Numerical modeling of no vent filling of a cryogenic tank with thermodynamic vent system augmented injector

Abstract

This paper describes a computational procedure to simulate the chilldown and No Vent Filling of a cryogenic tank with a Thermodynamic Vent System (TVS) assisted injector. During No Vent Filling with a TVS augmented injector, the cryogenic liquid coming from a supply tank is divided into two streams prior to entering the target tank; a small portion of the liquid is allowed to pass through a Joule-Thomson valve to produce a mixture of cold liquid and vapor that is used to cool the second stream that carries the bulk of the incoming fluid before it is injected into the tank.

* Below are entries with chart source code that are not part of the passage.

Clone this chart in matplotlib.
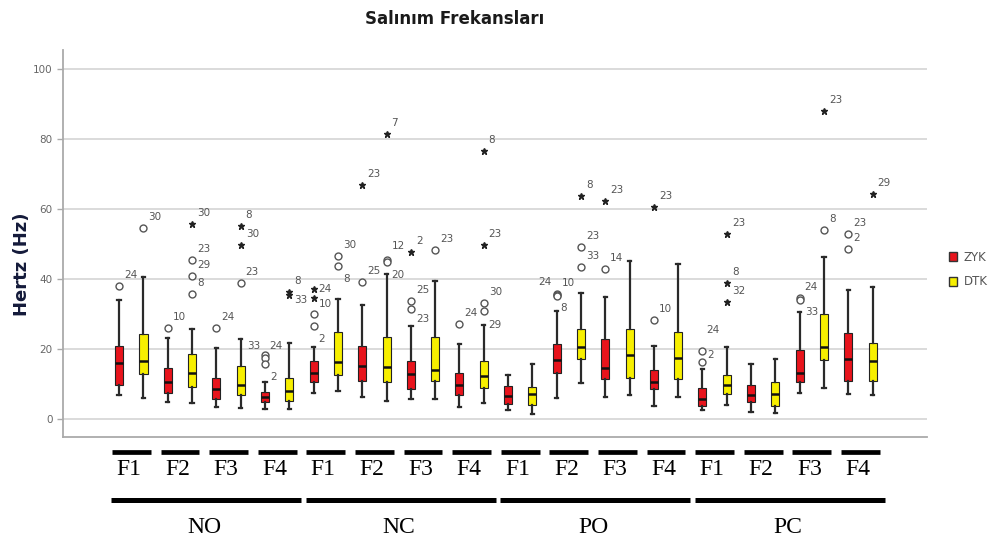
import matplotlib.pyplot as plt
from matplotlib.patches import Patch

conditions = ['NO', 'NC', 'PO', 'PC']
freqs = ['F1', 'F2', 'F3', 'F4']
groups = ['ZYK', 'DTK']
colors = {'ZYK': '#e8141c', 'DTK': '#f7ef00'}

# one entry per box, ordered NO-F1-ZYK, NO-F1-DTK, NO-F2-ZYK, ... PC-F4-DTK
whis_lo = [6.9, 6.0, 5.0, 4.6, 3.5, 3.3, 2.9, 3.0,
           7.6, 8.1, 6.4, 5.2, 5.7, 5.7, 3.5, 4.6,
           2.7, 1.4, 6.0, 10.3, 6.4, 6.9, 3.8, 6.2,
           2.7, 4.0, 2.1, 1.9, 7.6, 8.8, 7.1, 6.9]
q1 = [9.7, 12.9, 7.4, 9.2, 5.9, 6.9, 4.8, 5.2,
      10.7, 12.6, 10.9, 10.5, 8.6, 10.9, 6.9, 8.8,
      4.3, 4.0, 13.3, 17.3, 11.6, 11.9, 8.6, 11.6,
      3.8, 7.1, 4.8, 3.8, 10.7, 16.9, 10.9, 10.9]
med = [16.0, 16.7, 10.5, 13.3, 8.6, 9.7, 6.2, 8.1,
       13.3, 16.2, 15.2, 14.8, 12.9, 14.1, 9.8, 12.2,
       6.5, 7.1, 16.9, 20.5, 14.5, 18.3, 10.5, 17.6,
       5.9, 9.7, 6.9, 7.1, 13.3, 20.5, 17.1, 16.7]
q3 = [20.9, 24.3, 14.6, 18.6, 11.9, 15.2, 7.8, 11.9,
      16.5, 24.9, 20.9, 23.6, 16.5, 23.5, 13.1, 16.5,
      9.5, 9.2, 21.4, 25.9, 22.9, 25.9, 14.0, 24.9,
      8.8, 12.6, 9.7, 10.7, 19.7, 30.0, 24.5, 21.9]
whis_hi = [34.0, 40.7, 23.1, 25.7, 20.4, 22.9, 10.5, 21.9,
           20.5, 34.3, 32.6, 41.6, 26.7, 39.5, 21.6, 26.9,
           12.6, 15.9, 30.9, 36.2, 35.0, 45.2, 20.8, 44.3,
           14.3, 20.7, 15.7, 17.1, 30.7, 46.4, 36.9, 37.9]

# outliers: box index, value, kind (o = outlier, * = extreme), case number
out_box = [0, 1, 2, 3, 3, 3, 3, 4, 5, 5, 5, 6, 6, 6, 7, 7,
           8, 8, 8, 8, 9, 9, 10, 10, 11, 11, 11, 12, 12, 12, 13, 14,
           15, 15, 15, 15, 18, 18, 18, 19, 19, 19, 20, 20, 22, 22,
           24, 24, 25, 25, 25, 28, 28, 29, 29, 30, 30, 31]
out_val = [38.1, 54.6, 26.1, 55.7, 45.4, 40.8, 35.9, 26.1, 55.2, 49.7, 38.8, 18.3, 17.5, 15.8, 36.4, 35.4,
           37.3, 34.5, 30.0, 26.7, 46.7, 43.8, 66.9, 39.2, 81.4, 45.4, 45.0, 47.8, 33.8, 31.4, 48.3, 27.3,
           76.7, 49.7, 33.3, 30.9, 35.7, 35.4, 35.1, 63.8, 49.3, 43.5, 62.4, 43.0, 60.7, 28.3,
           19.5, 16.2, 53.0, 38.9, 33.5, 34.5, 34.2, 88.1, 54.0, 52.9, 48.6, 64.3]
out_kind = ['o', 'o', 'o', '*', 'o', 'o', 'o', 'o', '*', '*', 'o', 'o', 'o', 'o', '*', '*',
            '*', '*', 'o', 'o', 'o', 'o', '*', 'o', '*', 'o', 'o', '*', 'o', 'o', 'o', 'o',
            '*', '*', 'o', 'o', 'o', 'o', 'o', '*', 'o', 'o', '*', 'o', '*', 'o',
            'o', 'o', '*', '*', '*', 'o', 'o', '*', 'o', 'o', 'o', '*']
out_lab = ['24', '30', '10', '30', '23', '29', '8', '24', '8', '30', '23', '33', '24', '2', '8', '33',
           '24', '10', '', '2', '30', '8', '23', '25', '7', '12', '20', '2', '25', '23', '23', '24',
           '8', '23', '30', '29', '24', '10', '8', '8', '23', '33', '23', '14', '23', '10',
           '24', '2', '23', '8', '32', '24', '33', '23', '8', '23', '2', '29']

# label placement (pixels) where it differs from the usual upper right
lab_shift = {(6, '33'): (-18, 9), (6, '24'): (4, 12), (6, '2'): (5, -13),
             (7, '33'): (5, -5), (8, '24'): (5, 0), (8, '10'): (5, -6), (8, '2'): (5, -13),
             (9, '8'): (5, -13), (11, '12'): (5, 14), (11, '20'): (5, -13),
             (12, '23'): (5, -10), (15, '29'): (5, -14),
             (18, '24'): (-18, 12), (18, '10'): (5, 12), (18, '8'): (4, -12),
             (24, '24'): (4, 21), (24, '2'): (5, 7), (28, '33'): (5, -12)}

plt.rcParams['font.family'] = ['DejaVu Sans']
fig = plt.figure(figsize=(10.03, 5.39), dpi=100)
ax = fig.add_axes([0.0631, 0.1892, 0.8614, 0.718])

n = len(med)
positions = list(range(n))
box_groups = [groups[i % 2] for i in range(n)]
stats = [dict(med=med[i], q1=q1[i], q3=q3[i], whislo=whis_lo[i], whishi=whis_hi[i], fliers=[])
         for i in range(n)]
bp = ax.bxp(stats, positions=positions, widths=0.33, capwidths=0.14, patch_artist=True,
            showfliers=False,
            boxprops=dict(edgecolor='#222222', linewidth=0.8),
            whiskerprops=dict(color='#2a2a2a', linewidth=1.6),
            capprops=dict(color='#2a2a2a', linewidth=1.6),
            medianprops=dict(color='#111111', linewidth=1.8))
for patch, g in zip(bp['boxes'], box_groups):
    patch.set_facecolor(colors[g])

for b, v, k, lab in zip(out_box, out_val, out_kind, out_lab):
    if k == 'o':
        ax.plot(b, v, 'o', ms=5, mfc='white', mec='#555555', mew=1.0, zorder=4)
    else:
        ax.plot(b, v, '*', ms=5, color='#222222', zorder=4)
    if lab:
        dx, dy = lab_shift.get((b, lab), (5, 11))
        ax.annotate(lab, (b, v), xytext=(dx, dy), textcoords='offset pixels',
                    fontsize=7.5, color='#555555', ha='left', va='center')

ax.set_xlim(-2.3, 33.25)
ax.set_ylim(-5.1, 105.5)
ax.set_yticks([0, 20, 40, 60, 80, 100])
ax.set_xticks([])
ax.tick_params(axis='y', labelsize=7.5, labelcolor='#666666', color='#aaaaaa', length=4, width=1)
ax.yaxis.grid(True, color='#d4d4d4', linewidth=1.2)
ax.set_axisbelow(True)
for side in ['top', 'right']:
    ax.spines[side].set_visible(False)
for side in ['left', 'bottom']:
    ax.spines[side].set_color('#aaaaaa')
    ax.spines[side].set_linewidth(1.3)

fig.text(455 / 1003, 1 - 19 / 539, 'Salınım Frekansları', ha='center', va='center',
         fontsize=12, fontweight='bold', color='#1a1a1a')
fig.text(22 / 1003, 1 - 264 / 539, 'Hertz (Hz)', rotation=90, ha='center', va='center',
         fontsize=13, fontweight='bold', color='#141a3a')

# hand-drawn style grouping bars under the axis
tr = ax.get_xaxis_transform()
serif = ['Liberation Serif', 'DejaVu Serif']
for ci, cond in enumerate(conditions):
    for fi, f in enumerate(freqs):
        j = ci * 4 + fi
        c = 2 * j + 0.5
        ax.plot([c - 0.8, c + 0.8], [-0.0375, -0.0375], transform=tr, color='black',
                lw=3.4, clip_on=False, solid_capstyle='butt')
        ax.text(c - 0.1, -0.083, f, transform=tr, ha='center', va='center',
                fontsize=17, family=serif, color='black')
    first = ci * 8
    last = ci * 8 + 7
    ax.plot([first - 0.32, last + 0.5], [-0.164, -0.164], transform=tr, color='black',
            lw=3.6, clip_on=False, solid_capstyle='butt')
    ax.text((first + last) / 2, -0.233, cond, transform=tr, ha='center', va='center',
            fontsize=17, family=serif, color='black')

handles = [Patch(facecolor=colors[g], edgecolor='#333333', label=g) for g in groups]
fig.legend(handles=handles, loc='upper left', bbox_to_anchor=(938 / 1003, 1 - 240 / 539),
           frameon=False, handlelength=0.75, handleheight=0.75, handletextpad=0.5,
           labelspacing=1.0, fontsize=8.5, labelcolor='#555555')

fig.savefig('out.png', dpi=100)
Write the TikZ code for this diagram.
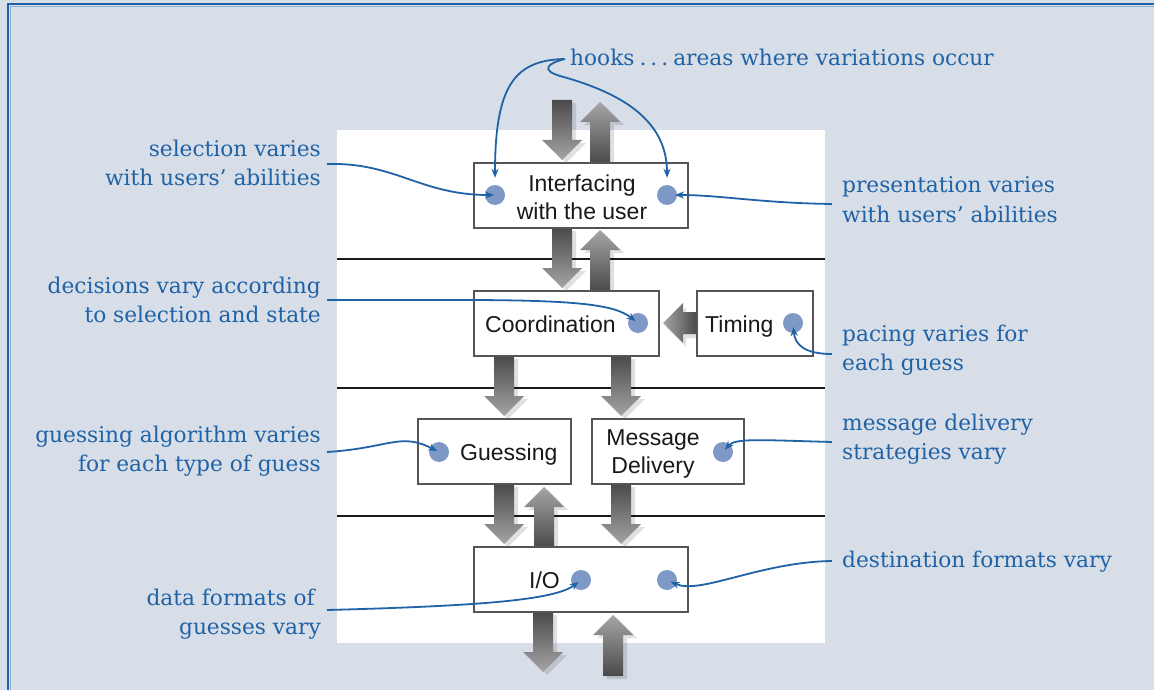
\documentclass[tikz,border=0pt]{standalone}
\usepackage{fontspec}
\setmainfont{DejaVu Serif}
\newfontfamily\boxfont{Liberation Sans}
\usetikzlibrary{arrows.meta}
\definecolor{bgc}{HTML}{D7DEE8}
\definecolor{framec}{HTML}{1F62AA}
\definecolor{framel}{HTML}{8FB0D8}
\definecolor{lblc}{HTML}{1F62A6}
\definecolor{dotc}{HTML}{7F99C6}
\definecolor{boxline}{HTML}{555555}
\definecolor{arrdark}{HTML}{4A4A4A}
\definecolor{arrlight}{HTML}{A5A5A5}
\newcommand\blockdown[3]{%
 \fill[black,opacity=.12,xshift=4pt,yshift=-3pt] (#1-10,#2) -- (#1+10,#2) -- (#1+10,#3-20) -- (#1+20,#3-20) -- (#1,#3) -- (#1-20,#3-20) -- (#1-10,#3-20) -- cycle;
 \shade[top color=arrdark,bottom color=arrlight] (#1-10,#2) -- (#1+10,#2) -- (#1+10,#3-20) -- (#1+20,#3-20) -- (#1,#3) -- (#1-20,#3-20) -- (#1-10,#3-20) -- cycle;}
\newcommand\blockup[3]{%
 \fill[black,opacity=.12,xshift=4pt,yshift=-3pt] (#1-10,#2) -- (#1+10,#2) -- (#1+10,#3+20) -- (#1+20,#3+20) -- (#1,#3) -- (#1-20,#3+20) -- (#1-10,#3+20) -- cycle;
 \shade[top color=arrlight,bottom color=arrdark] (#1-10,#2) -- (#1+10,#2) -- (#1+10,#3+20) -- (#1+20,#3+20) -- (#1,#3) -- (#1-20,#3+20) -- (#1-10,#3+20) -- cycle;}
\newcommand\blockleft[3]{%
 \fill[black,opacity=.12,xshift=3pt,yshift=-4pt] (#2,#1-11) -- (#2,#1+11) -- (#3+20,#1+11) -- (#3+20,#1+20) -- (#3,#1) -- (#3+20,#1-20) -- (#3+20,#1-11) -- cycle;
 \shade[left color=arrlight,right color=arrdark] (#2,#1-11) -- (#2,#1+11) -- (#3+20,#1+11) -- (#3+20,#1+20) -- (#3,#1) -- (#3+20,#1-20) -- (#3+20,#1-11) -- cycle;}
\begin{document}
\begin{tikzpicture}[x=1pt,y=-1pt,
  lbl/.style={font=\fontsize{21.7}{29}\selectfont, text=lblc, inner sep=0pt},
  lblL/.style={lbl, align=right, anchor=east},
  lblR/.style={lbl, align=left, anchor=west},
  boxnode/.style={draw=boxline, line width=1.6pt, fill=white, inner sep=0pt, minimum height=65pt},
  boxtxt/.style={font=\boxfont\fontsize{23}{28}\selectfont, text=black!90, inner sep=0pt, align=center},
  dot/.style={circle, fill=dotc, minimum size=20pt, inner sep=0pt},
  conn/.style={draw=lblc, line width=1.8pt, -{Stealth[length=9pt,width=7pt]}},
  layerline/.style={draw=black!90, line width=2pt}]
\useasboundingbox (0,0) rectangle (1154,690);
\fill[bgc] (0,0) rectangle (1154,690);
\draw[framec, line width=2.6pt] (8,690) -- (8,4) -- (1154,4);
\draw[framel, line width=1pt] (10.5,690) -- (10.5,6.5) -- (1154,6.5);
\fill[white] (337,130) rectangle (825,643);
% layer lines
\draw[layerline] (337,259) -- (825,259);
\draw[layerline] (337,388) -- (825,388);
\draw[layerline] (337,516) -- (825,516);
% block arrows
\blockdown{562}{100}{160}
\blockup{600}{163}{102}
\blockdown{562}{228}{288}
\blockup{600}{291}{230}
\blockleft{323}{697}{663}
\blockdown{504}{356}{416}
\blockdown{621}{356}{416}
\blockdown{504}{484}{544}
\blockup{544}{547}{487}
\blockdown{621}{484}{544}
\blockdown{543}{612}{672}
\blockup{613}{676}{615}
% boxes
\node[boxnode, minimum width=214pt] (iface) at (581,195.5) {};
\node[boxnode, minimum width=185pt] (coord) at (566.5,323.5) {};
\node[boxnode, minimum width=116pt] (timing) at (755,323.5) {};
\node[boxnode, minimum width=153pt] (guess) at (494.5,451.5) {};
\node[boxnode, minimum width=152pt] (msg) at (668,451.5) {};
\node[boxnode, minimum width=214pt] (io) at (581,579.5) {};
% box texts
\node[boxtxt] (ifaceT) at (582,197) {Interfacing\\with the user};
\node[boxtxt, anchor=base west] (coordT) at (485,332) {Coordination};
\node[boxtxt, anchor=base west] (timingT) at (705,332) {Timing};
\node[boxtxt, anchor=base west] (guessT) at (460,460) {Guessing};
\node[boxtxt] (msgT) at (653,454) {Message\\Delivery};
\node[boxtxt, anchor=base west] (ioT) at (529,588) {I/O};
% dots
\node[dot] (d1) at (495,195) {};
\node[dot] (d2) at (667,195) {};
\node[dot] (d3) at (638,323) {};
\node[dot] (d4) at (793,323) {};
\node[dot] (d5) at (439,452) {};
\node[dot] (d6) at (723,452) {};
\node[dot] (d7) at (581,580) {};
\node[dot] (d8) at (667,580) {};
% labels
\node[lbl, anchor=base west] (hooks) at (570,66) {hooks\hspace{5pt}.\hspace{4pt}.\hspace{4pt}.\hspace{5pt}areas where variations occur};
\node[lblL] (sel) at (321,165.7) {selection varies\strut\\with users’ abilities\strut};
\node[lblL] (dec) at (321,301.7) {decisions vary according\strut\\to selection and state\strut};
\node[lblL] (gue) at (321,451.2) {guessing algorithm varies\strut\\for each type of guess\strut};
\node[lblL] (dat) at (321,613.7) {data formats of\kern6pt\strut\\guesses vary\strut};
\node[lblR] (pre) at (842,201.7) {presentation varies\strut\\with users’ abilities\strut};
\node[lblR] (pac) at (842,350.2) {pacing varies for\strut\\each guess\strut};
\node[lblR] (mes) at (842,439.2) {message delivery\strut\\strategies vary\strut};
\node[lbl, anchor=base west] (dst) at (842,567) {destination formats vary};
% connector free ends
\coordinate (hookS) at (565,59);
\coordinate (selE) at (327,164);
\coordinate (decE) at (327,300);
\coordinate (gueE) at (327,452);
\coordinate (datE) at (327,610);
\coordinate (preW) at (832,204);
\coordinate (pacW) at (832,354);
\coordinate (mesW) at (832,442);
\coordinate (dstW) at (832,561);
% connectors
\draw[conn, shorten >=7pt] (hookS) .. controls (515,60) and (495,85) .. (d1.north);
\draw[conn, shorten >=7pt] (hookS) .. controls (548,63) and (540,70) .. (560,76) .. controls (630,95) and (667,125) .. (d2.north);
\draw[conn, shorten >=1pt] (selE) .. controls (395,162) and (420,195) .. (d1.center);
\draw[conn, shorten >=8pt] (preW) .. controls (760,203) and (720,195) .. (d2.center);
\draw[conn, shorten >=3pt] (decE) -- (460,300) .. controls (580,300) and (615,305) .. (d3.center);
\draw[conn, shorten >=4pt] (pacW) .. controls (805,354) and (795,345) .. (d4.center);
\draw[conn, shorten >=2pt] (gueE) .. controls (390,448) and (400,432) .. (d5.center);
\draw[conn, shorten >=3pt] (mesW) .. controls (760,440) and (735,438) .. (d6.center);
\draw[conn, shorten >=3pt] (datE) .. controls (480,606) and (555,600) .. (d7.center);
\draw[conn, shorten >=4pt] (dstW) .. controls (760,562) and (700,595) .. (d8.center);
\end{tikzpicture}
\end{document}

The cold stream is also used to cool the surface of the injector, further helping to reduce the tank pressure before it exits to a vacuum. The Generalized Fluid System Simulation Program (GFSSP), a general-purpose flow network code, has been used to simulate the chill and fill process and compare with the test data. The numerical model accounts for a) different regimes of pool boiling heat transfer that occur during tank chilldown, b) condensation of vapor around spray droplets, at the interface of the cooled injector and ullage, and at the liquid–vapor interface, and c) compression of ullage vapor by the rising liquid level. The observed discrepancy between test and predictions for tank pressure is within 20% and tank filling time is within 4%.